- REQUEST: Give again, word for word, each line from the top of the listing through the line that holds "const regionTop = [1.0, 0.194, 0.40];".

- PROVIDED MATERIAL:

>> start

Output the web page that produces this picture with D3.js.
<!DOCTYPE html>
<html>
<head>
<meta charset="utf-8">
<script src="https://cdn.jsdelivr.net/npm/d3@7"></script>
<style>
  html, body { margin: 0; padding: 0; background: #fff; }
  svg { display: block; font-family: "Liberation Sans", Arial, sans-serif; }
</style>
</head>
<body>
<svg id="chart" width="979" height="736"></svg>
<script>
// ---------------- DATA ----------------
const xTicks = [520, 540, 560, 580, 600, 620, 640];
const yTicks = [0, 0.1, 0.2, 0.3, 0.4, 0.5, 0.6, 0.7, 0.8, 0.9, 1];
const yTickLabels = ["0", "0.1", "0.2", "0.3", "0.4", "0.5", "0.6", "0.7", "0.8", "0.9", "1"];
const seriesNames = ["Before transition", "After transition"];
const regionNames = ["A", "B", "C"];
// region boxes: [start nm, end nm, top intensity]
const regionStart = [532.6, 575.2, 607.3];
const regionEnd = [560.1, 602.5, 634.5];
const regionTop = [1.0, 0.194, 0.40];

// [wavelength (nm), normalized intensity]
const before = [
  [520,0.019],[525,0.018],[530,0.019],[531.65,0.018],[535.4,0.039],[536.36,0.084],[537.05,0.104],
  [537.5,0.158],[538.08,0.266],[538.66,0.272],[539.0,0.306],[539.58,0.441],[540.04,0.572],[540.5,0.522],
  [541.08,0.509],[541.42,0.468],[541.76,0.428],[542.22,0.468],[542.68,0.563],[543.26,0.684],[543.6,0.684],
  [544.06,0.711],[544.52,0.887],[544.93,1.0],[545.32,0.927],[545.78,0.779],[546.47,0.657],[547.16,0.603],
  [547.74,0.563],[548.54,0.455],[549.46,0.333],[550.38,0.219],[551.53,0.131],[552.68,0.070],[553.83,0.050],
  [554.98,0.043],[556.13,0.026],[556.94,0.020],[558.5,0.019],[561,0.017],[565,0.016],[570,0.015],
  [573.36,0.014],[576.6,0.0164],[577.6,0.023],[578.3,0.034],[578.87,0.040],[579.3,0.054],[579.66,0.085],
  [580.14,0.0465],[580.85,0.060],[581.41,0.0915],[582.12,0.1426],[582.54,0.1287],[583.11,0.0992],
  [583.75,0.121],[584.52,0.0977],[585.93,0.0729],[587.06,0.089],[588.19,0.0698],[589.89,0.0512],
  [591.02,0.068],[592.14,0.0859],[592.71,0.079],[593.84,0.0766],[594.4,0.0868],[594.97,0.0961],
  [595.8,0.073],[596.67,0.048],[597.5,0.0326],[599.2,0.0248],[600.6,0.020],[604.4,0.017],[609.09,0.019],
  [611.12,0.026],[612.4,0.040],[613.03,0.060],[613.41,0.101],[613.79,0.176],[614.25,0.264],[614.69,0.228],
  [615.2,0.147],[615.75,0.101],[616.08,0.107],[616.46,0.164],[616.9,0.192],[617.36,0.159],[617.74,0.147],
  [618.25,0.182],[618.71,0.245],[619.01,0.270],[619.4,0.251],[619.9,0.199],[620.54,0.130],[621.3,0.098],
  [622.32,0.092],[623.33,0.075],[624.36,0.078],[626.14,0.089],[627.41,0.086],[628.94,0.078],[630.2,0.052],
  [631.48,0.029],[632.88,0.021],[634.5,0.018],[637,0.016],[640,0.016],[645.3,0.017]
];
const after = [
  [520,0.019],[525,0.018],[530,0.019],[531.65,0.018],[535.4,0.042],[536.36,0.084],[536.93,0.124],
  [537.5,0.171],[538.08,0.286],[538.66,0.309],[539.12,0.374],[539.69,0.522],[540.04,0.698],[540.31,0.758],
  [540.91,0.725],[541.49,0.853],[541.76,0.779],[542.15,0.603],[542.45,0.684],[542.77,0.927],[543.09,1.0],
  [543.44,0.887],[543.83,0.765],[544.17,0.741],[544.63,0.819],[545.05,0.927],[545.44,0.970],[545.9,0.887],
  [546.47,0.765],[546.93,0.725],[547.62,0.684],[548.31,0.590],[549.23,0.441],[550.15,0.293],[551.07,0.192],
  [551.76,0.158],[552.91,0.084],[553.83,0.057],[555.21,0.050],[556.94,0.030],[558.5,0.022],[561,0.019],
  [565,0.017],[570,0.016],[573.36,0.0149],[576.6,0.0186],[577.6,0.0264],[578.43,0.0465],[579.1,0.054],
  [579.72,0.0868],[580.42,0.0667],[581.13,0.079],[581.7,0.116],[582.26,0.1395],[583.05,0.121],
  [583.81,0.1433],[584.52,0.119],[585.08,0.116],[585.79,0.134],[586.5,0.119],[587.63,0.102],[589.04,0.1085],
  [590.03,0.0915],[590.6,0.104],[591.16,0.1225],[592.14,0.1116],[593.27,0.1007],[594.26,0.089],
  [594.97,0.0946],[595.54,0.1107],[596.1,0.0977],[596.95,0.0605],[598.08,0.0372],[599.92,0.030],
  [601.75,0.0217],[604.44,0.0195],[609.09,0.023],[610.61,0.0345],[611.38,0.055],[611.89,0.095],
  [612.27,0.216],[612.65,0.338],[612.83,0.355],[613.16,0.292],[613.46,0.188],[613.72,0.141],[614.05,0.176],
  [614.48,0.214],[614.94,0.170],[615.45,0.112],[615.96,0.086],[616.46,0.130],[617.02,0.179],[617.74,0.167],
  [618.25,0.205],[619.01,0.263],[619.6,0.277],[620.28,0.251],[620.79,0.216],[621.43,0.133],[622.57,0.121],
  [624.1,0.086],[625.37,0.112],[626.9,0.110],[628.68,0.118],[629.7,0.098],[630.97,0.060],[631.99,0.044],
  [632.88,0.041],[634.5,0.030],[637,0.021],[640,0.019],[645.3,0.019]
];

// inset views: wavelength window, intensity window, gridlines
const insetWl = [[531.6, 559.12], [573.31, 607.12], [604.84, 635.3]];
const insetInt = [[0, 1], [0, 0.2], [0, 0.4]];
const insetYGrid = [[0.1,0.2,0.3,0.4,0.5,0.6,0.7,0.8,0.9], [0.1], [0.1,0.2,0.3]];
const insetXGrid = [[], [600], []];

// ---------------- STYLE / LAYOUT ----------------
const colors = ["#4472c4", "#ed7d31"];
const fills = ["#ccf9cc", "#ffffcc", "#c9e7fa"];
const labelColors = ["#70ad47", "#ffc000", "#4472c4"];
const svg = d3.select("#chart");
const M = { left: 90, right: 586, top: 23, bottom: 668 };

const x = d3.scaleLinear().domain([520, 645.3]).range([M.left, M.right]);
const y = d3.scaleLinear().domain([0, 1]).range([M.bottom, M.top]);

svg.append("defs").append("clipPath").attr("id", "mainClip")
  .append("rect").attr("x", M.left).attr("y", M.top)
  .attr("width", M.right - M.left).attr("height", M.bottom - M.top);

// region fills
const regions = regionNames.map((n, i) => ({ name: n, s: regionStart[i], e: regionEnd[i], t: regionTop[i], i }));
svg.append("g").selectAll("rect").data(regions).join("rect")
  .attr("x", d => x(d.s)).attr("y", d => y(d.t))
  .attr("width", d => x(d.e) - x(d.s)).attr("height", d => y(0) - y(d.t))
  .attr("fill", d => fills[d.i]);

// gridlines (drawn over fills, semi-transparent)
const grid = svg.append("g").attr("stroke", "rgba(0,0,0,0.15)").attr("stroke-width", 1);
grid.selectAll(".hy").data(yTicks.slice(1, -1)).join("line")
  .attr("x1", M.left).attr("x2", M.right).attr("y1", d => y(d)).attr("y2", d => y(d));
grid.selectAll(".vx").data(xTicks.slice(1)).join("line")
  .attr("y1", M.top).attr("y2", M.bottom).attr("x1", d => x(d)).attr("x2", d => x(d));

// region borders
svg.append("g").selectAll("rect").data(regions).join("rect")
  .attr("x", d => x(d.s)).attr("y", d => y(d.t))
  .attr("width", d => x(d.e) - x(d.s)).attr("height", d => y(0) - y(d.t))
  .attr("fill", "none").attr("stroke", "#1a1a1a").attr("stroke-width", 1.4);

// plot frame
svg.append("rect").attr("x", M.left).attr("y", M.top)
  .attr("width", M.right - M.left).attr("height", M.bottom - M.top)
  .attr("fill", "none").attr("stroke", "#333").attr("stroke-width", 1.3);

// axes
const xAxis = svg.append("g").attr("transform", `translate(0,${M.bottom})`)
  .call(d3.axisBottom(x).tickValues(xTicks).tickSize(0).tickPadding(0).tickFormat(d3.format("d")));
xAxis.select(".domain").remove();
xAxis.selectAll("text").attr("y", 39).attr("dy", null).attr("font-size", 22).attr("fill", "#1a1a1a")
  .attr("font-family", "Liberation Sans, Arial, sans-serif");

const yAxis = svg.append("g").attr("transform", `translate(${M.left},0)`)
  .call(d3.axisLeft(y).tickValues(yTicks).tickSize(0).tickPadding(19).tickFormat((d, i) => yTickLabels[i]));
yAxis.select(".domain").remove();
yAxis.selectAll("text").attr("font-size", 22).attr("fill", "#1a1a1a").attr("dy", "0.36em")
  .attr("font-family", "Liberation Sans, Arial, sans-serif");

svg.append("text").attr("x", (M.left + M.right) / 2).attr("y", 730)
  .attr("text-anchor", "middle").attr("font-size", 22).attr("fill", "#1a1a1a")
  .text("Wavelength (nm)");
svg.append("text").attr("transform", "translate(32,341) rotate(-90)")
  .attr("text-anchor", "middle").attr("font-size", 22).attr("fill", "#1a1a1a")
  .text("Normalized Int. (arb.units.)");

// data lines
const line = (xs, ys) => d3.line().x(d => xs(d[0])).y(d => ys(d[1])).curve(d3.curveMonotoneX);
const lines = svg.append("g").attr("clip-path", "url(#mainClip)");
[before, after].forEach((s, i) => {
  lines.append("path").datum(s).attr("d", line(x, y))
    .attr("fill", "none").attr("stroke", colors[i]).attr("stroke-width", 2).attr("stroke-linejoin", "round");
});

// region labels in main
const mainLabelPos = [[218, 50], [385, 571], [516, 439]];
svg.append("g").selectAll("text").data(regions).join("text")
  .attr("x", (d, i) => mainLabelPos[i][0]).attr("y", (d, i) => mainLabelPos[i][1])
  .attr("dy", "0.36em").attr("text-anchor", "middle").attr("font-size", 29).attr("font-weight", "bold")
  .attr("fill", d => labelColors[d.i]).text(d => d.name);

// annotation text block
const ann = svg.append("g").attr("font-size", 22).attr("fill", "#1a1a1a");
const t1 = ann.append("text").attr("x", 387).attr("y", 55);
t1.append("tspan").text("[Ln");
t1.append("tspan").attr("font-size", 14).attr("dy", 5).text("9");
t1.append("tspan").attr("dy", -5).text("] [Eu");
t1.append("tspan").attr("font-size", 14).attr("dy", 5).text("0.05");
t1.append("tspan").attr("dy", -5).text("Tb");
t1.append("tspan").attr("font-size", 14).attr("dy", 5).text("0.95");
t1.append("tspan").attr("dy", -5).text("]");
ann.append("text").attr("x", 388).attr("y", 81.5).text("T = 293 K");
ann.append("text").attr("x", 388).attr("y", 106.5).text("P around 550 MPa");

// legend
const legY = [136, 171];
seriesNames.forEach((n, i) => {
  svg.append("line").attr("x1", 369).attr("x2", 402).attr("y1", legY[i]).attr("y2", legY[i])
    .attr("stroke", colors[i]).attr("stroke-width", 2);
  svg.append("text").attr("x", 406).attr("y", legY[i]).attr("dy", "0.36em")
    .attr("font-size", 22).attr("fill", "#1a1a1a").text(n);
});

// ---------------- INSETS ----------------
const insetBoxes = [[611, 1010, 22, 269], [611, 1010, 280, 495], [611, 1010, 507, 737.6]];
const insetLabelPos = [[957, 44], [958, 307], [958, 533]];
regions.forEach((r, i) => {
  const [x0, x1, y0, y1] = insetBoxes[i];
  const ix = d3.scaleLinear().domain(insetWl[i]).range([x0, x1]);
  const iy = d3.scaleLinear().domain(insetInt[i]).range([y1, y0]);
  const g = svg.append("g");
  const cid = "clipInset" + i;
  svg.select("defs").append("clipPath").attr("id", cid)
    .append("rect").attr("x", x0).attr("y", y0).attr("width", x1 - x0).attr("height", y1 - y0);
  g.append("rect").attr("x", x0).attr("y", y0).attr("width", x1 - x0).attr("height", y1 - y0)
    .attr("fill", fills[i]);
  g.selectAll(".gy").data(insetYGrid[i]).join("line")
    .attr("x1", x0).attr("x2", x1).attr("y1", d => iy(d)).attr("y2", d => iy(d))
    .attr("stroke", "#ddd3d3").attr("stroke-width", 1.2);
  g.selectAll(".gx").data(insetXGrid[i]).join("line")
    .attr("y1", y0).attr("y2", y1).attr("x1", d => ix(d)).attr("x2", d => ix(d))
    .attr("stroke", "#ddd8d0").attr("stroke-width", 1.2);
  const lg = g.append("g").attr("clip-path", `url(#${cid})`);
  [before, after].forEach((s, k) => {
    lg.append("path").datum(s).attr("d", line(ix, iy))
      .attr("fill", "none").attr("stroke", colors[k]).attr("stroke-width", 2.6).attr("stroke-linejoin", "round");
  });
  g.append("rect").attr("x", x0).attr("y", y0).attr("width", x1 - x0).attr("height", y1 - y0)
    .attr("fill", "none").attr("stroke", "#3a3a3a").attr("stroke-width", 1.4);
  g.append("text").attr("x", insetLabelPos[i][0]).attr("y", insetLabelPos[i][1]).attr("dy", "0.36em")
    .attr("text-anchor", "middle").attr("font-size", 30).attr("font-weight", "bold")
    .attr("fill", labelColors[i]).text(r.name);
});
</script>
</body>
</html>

>> end

- EXERCISE ANSWER:
Output the web page that produces this picture with D3.js.
<!DOCTYPE html>
<html>
<head>
<meta charset="utf-8">
<script src="https://cdn.jsdelivr.net/npm/d3@7"></script>
<style>
  html, body { margin: 0; padding: 0; background: #fff; }
  svg { display: block; font-family: "Liberation Sans", Arial, sans-serif; }
</style>
</head>
<body>
<svg id="chart" width="979" height="736"></svg>
<script>
// ---------------- DATA ----------------
const xTicks = [520, 540, 560, 580, 600, 620, 640];
const yTicks = [0, 0.1, 0.2, 0.3, 0.4, 0.5, 0.6, 0.7, 0.8, 0.9, 1];
const yTickLabels = ["0", "0.1", "0.2", "0.3", "0.4", "0.5", "0.6", "0.7", "0.8", "0.9", "1"];
const seriesNames = ["Before transition", "After transition"];
const regionNames = ["A", "B", "C"];
// region boxes: [start nm, end nm, top intensity]
const regionStart = [532.6, 575.2, 607.3];
const regionEnd = [560.1, 602.5, 634.5];
const regionTop = [1.0, 0.194, 0.40];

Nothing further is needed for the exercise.